Shockingly, the West attacked China for the meme itself.
A visibly angry Scott Morrison: “the Chinese government should be ashamed of this post”
PM says Australia is seeking an apology, wants China to remove it, and has contacted Twitter to have it removed
Calls it a “slur” https://t.co/sWs8fuN7ms pic.twitter.com/oxrXuWSsJo
— Josh Butler (@JoshButler) November 30, 2020
Australian president Scott Morrison said: “It is a false image, and a terrible slur on our great defense forces and the men and women who’ve served in that uniform for over 100 years.” Remember: it is the Australian government who accused Australian troops of these crimes. The allegations did not originate in China.
He also demanded that Twitter, an American company, censor this post from the Chinese, a people that are constantly accused of censorship.
Hilariously, Scott Morrison attacked China over free speech just earlier this month.
There is a lot of layered idiocy involved here, frankly. While I do not agree with the Australian government’s decision to call out their own soldiers as human rights abusers, after it was the Australian government that sent them to Afghanistan to kill Moslems for the Jews, it was clearly morally wrong to go into Afghanistan and kill all these people. The soldiers didn’t start the war, but the war did happen. It’s still happening, in fact, nearly two decades later.
Then when China simply mentions these claims of the Australian government, Morrison hides behind the soldiers he himself had blamed for the Afghanistan war.
Publicly demanding that China’s political speech be censored on an international platform after having spent years attacking China for censoring political speech takes it into the realm of parody.
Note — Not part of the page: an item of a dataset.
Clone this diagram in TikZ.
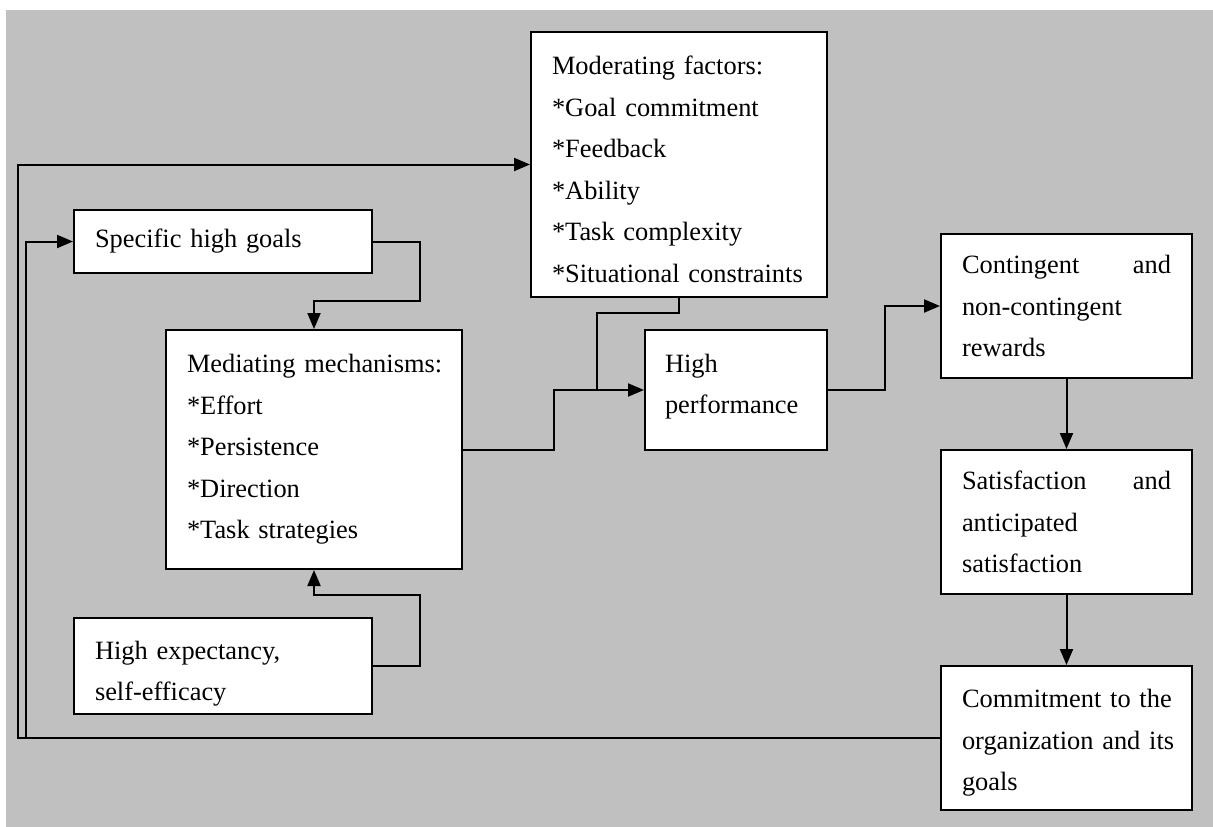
\documentclass[tikz,border=0pt]{standalone}
\usepackage{fontspec}
\setmainfont{Liberation Serif}
\usetikzlibrary{arrows.meta}
\definecolor{bggray}{HTML}{C0C0C0}
\newcommand{\boxline}[1]{\mbox{#1}}
\begin{document}
\begin{tikzpicture}[x=1pt,y=-1pt,
  box/.style={draw, fill=white, line width=2pt, inner sep=0pt, align=left,
    font=\fontsize{26.4}{41.5}\selectfont},
  conn/.style={line width=2pt},
  arr/.style={line width=2pt, -{Triangle[length=16pt,width=13pt]}}]
\useasboundingbox[fill=white] (0,0) rectangle (1213,827);
\fill[bggray] (6,10) rectangle (1213,827);

\node[box, minimum width=296pt, minimum height=265pt, text width=254pt] (mod) at (679,164.5)
  {\boxline{\rule{0pt}{28pt}Moderating factors:}\\\boxline{*Goal commitment}\\\boxline{*Feedback}\\\boxline{*Ability}\\\boxline{*Task complexity}\\\boxline{*Situational constraints}};
\node[box, minimum width=298pt, minimum height=63pt, text width=256pt] (spec) at (223,241.5)
  {\boxline{Specific high goals}};
\node[box, minimum width=296pt, minimum height=239pt, text width=254pt] (med) at (314,449.5)
  {\boxline{Mediating mechanisms:}\\\boxline{*Effort}\\\boxline{*Persistence}\\\boxline{*Direction}\\\boxline{*Task strategies}};
\node[box, minimum width=298pt, minimum height=96pt, text width=256pt] (he) at (223,666)
  {\boxline{\rule{0pt}{34pt}High expectancy,}\\\boxline{self-efficacy}};
\node[box, minimum width=182pt, minimum height=120pt, text width=142pt] (hp) at (736,390)
  {\boxline{High}\\\boxline{performance\rule[-12pt]{0pt}{1pt}}};
\node[box, minimum width=251pt, minimum height=144pt, text width=209pt] (cont) at (1066.5,306)
  {Contingent\hfill and\\\boxline{non-contingent}\\\boxline{rewards}};
\node[box, minimum width=251pt, minimum height=144pt, text width=209pt] (sat) at (1066.5,522)
  {Satisfaction\hfill and\\\boxline{anticipated}\\\boxline{satisfaction}};
\node[box, minimum width=251pt, minimum height=144pt, text width=209pt] (com) at (1066.5,738)
  {\boxline{\rule{0pt}{28pt}Commitment to the}\\\boxline{organization and its}\\\boxline{goals}};

\coordinate (outer) at (18,0);
\coordinate (inner) at (26,0);
\coordinate (join) at (597,390);

\draw[arr] (spec.east) -- ++(47,0) |- ([yshift=28pt]med.north) -- (med.north);
\draw[arr] (he.east) -- ++(47,0) |- ([yshift=-25pt]med.south) -- (med.south);
\draw[arr] (med.east) -- ++(91,0) |- (hp.west);
\draw[conn] (mod.south) -- ++(0,15) -| (join);
\draw[arr] (hp.east) -- ++(57,0) |- (cont.west);
\draw[arr] (cont.south) -- (sat.north);
\draw[arr] (sat.south) -- (com.north);
\draw[arr] (com.west) -- (com.west -| outer) |- (mod.west);
\draw[arr] (com.west -| inner) |- (spec.west);
\end{tikzpicture}
\end{document}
It just makes it so blatant that these people are not arguing principles at all, but simply claiming that China should be required to allow foreign actors to spread anti-government propaganda in their country.
So: big win by the Chinese here.
If you’re wondering what the point of such a victory is: it’s mostly just signal jamming and creating chaos within the Western narrative machine, but along with that, it provides third parties an opportunity to back away. Right now, the narrative is that China and Russia are evil, and the reason this is the narrative is largely that China and Russia accept it as the narrative. The US government and its allies are a lot easier to frame as villainous than the Chinese government.
More than anything, I just want to see China call out the US on the free speech thing. It’s such an easy shot to take. “We restrict certain anti-government materials distributed by foreign actors, whilst you censor half your population for asking questions about an election!”